Here are the key findings;

(1) There is little reason to think that an EU-US investment chapter will provide the UK with significant economic benefits. No two countries in the world exchange more investment than the UK and the US, and there is no evidence that US or UK investors view either country as suffering from the kinds of political risks against which investment treaties are supposed to protect. Moreover, existing evidence suggests that the presence of an EU-US investment chapter is highly unlikely to encourage investment above and beyond what would otherwise take place. US investors have generally not taken much notice of investment treaties in the past when deciding where, and how much, to invest abroad – even when dealing with far more questionable jurisdictions than the UK.

(2) There is little reason to think that an EU-US investment chapter will provide the UK with significant political benefits. The political relationship between Washington and Whitehall is exceptionally strong, and we are aware of no evidence that it is vulnerable to a meaningful risk of investor-state disputes that would become undesirably “politicized” in the absence of an investment treaty. Secondly, we find it unlikely that an EU-US agreement would make significant negotiating partners – like India and China – more or less willing to agree to an investment treaty with the EU. Finally, it is unclear whether the US is particularly keen on an investment protection chapter with the EU, which means the Commission may not be able to use such a chapter as an effective ‘bargaining chip’ in other trade and/or investment negotiations with Washington. However, these are all issues that BIS might wish to explore in further detail.

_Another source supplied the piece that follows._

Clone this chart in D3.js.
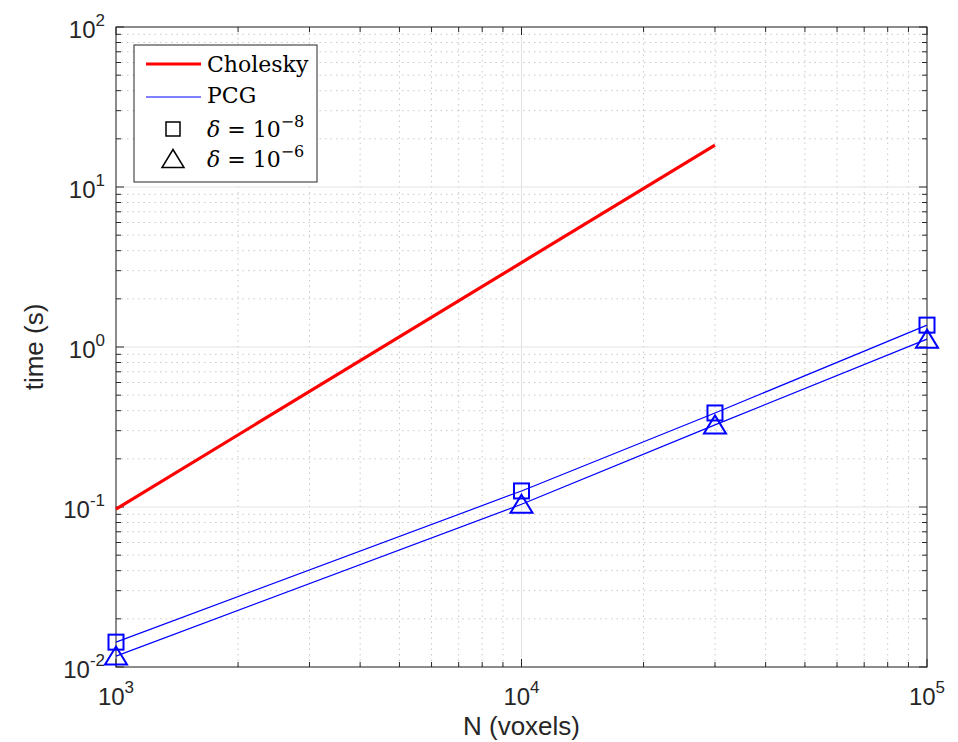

(3) There is some reason to expect an EU-US investment chapter will impose meaningful economic costs on the UK. Based on Canada’s experience under NAFTA, we would expect an EU-US investment chapter to be regularly invoked by US investors against the UK for governmental actions that would normally not be challengeable under UK law. While we would not expect the UK to lose many of these cases on the merits, the UK will necessarily incur costs to defend itself. Legal costs in investment treaty claims are substantial. The UK government may also find itself subject to pressure to settle some claims, even when there are reasonable prospects of successfully defending the claim on the merits. Finally, given the uncertain meaning of key elements of international investment law, it is possible that the UK would occasionally lose some arbitrations on the merits and be liable for significant damage awards.

(4) There is some reason to expect an EU-US investment chapter to impose meaningful political costs on the UK. Under investment treaties similar to a likely EU-US investment chapter, US investors have brought claims that raise potentially controversial questions. Should US investors bring similar claims against the UK, this will increase the chances that a particular dispute could provoke a backlash against the EU-US economic agreement as a whole or, perhaps more broadly, investor-state arbitration as a governing institution.

Follow this link to read the full report:

https://www.gov.uk/government/uploads/system/uploads/attachment_data/file/260380/bis-13-1284-costs-and-benefits-of-an-eu-usa-investment-protection-treaty.pdf

Mods - feel free to merge with existing TTIP threads, but if possible can we leave this up for a little while beforehand so that this particular development gets some attention?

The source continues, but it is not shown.